In Ancient Rome, those who had the power to punish criminals carried a symbol of that power for all to see, and it can still be seen in many western countries today, including the US. This symbol, called “fasces,” was a bundle of wooden rods tied around an axe with strips of leather:
Roman magistrate carrying fasces
The rods were for beatings as punishment for petty crimes, and the axe for the most serious offenses. In time, the axe disappeared from fasces carried within Rome, except in times of war. The rods tied with leather remained, a symbol of authority and justice.
Fasces were in continuous use throughout the Roman Kingdom (753BC – 509BC), the Roman Republic (509BC – 27BC) , and the Roman Empire (27BC – 476AD). Therein lies their ambivalence.
When associated with the Republic, the bundle of rods around the axe becomes a symbol of unity and strength. One rod can easily be broken, but many together are much stronger.
That’s why, when the United States rebelled against the British Monarchy and established a republic after the War of Independence (1776-1783), fasces became part of the newly-formed nation’s symbolism. As a result, government buildings and memorials in Washington, D.C., and other cities often feature fasces. Here is perhaps the most famous example:
The Lincoln Memorial, Washington, D.C. – Armrests decorated with fasces
Here is another one, in the House of Representatives:
And here, take a look at what George Washington is leaning on in the bronze copy of the Houdon statue in the US Capitol Rotunda:
France also adopted fasces after its 1789 revolution, and they remain such a strong symbol of the French Republic that they still adorn French passports today:
When associated with the Roman Empire, however, the axe supported by the rods becomes a symbol of authoritarian power vested in one leader, who decides who lives and who dies.
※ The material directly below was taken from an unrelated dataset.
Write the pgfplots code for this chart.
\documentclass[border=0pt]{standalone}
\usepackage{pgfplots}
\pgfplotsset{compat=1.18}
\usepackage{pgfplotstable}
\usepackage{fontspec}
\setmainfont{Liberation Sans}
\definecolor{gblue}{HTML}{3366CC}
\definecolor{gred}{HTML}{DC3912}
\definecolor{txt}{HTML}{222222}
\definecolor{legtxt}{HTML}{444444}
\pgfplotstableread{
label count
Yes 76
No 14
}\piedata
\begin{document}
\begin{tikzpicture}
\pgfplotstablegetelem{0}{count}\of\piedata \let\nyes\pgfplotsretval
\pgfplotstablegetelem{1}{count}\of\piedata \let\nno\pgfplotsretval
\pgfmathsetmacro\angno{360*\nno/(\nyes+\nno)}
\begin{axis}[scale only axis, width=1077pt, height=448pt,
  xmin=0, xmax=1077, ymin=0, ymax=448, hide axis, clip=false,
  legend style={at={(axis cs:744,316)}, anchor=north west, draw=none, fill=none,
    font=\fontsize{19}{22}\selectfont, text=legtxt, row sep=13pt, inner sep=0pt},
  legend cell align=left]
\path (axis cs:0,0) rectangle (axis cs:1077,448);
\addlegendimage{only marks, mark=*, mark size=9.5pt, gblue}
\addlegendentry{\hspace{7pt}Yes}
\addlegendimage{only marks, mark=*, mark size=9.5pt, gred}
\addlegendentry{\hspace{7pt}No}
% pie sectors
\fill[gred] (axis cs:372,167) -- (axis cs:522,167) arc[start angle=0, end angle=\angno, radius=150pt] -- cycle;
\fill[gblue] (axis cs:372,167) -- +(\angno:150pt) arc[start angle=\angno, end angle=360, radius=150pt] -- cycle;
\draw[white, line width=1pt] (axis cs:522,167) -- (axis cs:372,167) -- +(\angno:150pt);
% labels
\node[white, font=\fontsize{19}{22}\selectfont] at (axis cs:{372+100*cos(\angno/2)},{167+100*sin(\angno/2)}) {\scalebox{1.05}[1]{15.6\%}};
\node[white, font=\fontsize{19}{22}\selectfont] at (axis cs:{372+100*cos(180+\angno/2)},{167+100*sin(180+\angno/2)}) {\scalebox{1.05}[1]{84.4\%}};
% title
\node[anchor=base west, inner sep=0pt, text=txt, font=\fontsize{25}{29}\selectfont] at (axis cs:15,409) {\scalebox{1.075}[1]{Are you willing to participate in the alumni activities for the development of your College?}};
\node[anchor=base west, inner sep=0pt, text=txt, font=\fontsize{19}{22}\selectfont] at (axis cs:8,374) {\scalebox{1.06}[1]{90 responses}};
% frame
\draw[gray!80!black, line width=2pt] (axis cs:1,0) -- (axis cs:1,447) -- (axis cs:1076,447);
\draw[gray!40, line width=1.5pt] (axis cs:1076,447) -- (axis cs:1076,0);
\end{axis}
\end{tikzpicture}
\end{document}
During World War I, this appealed very much to Benito Mussolini when he decided to create a new political group to promote militarism in Italy.
Mussolini chose fasces as the emblem of this nefarious group of individuals, which gave them their name: fascists. Naturally, the political party they founded in 1921 was called the National Fascist Party, and its ideology quickly became known as fascism.
Emblem of the National Fascist Party, now banned in Italy
From the symbol of republican government to the source of the word fascism, fasces are one of the most ambivalent symbols in the West. Fortunately, we mostly get to see their good side.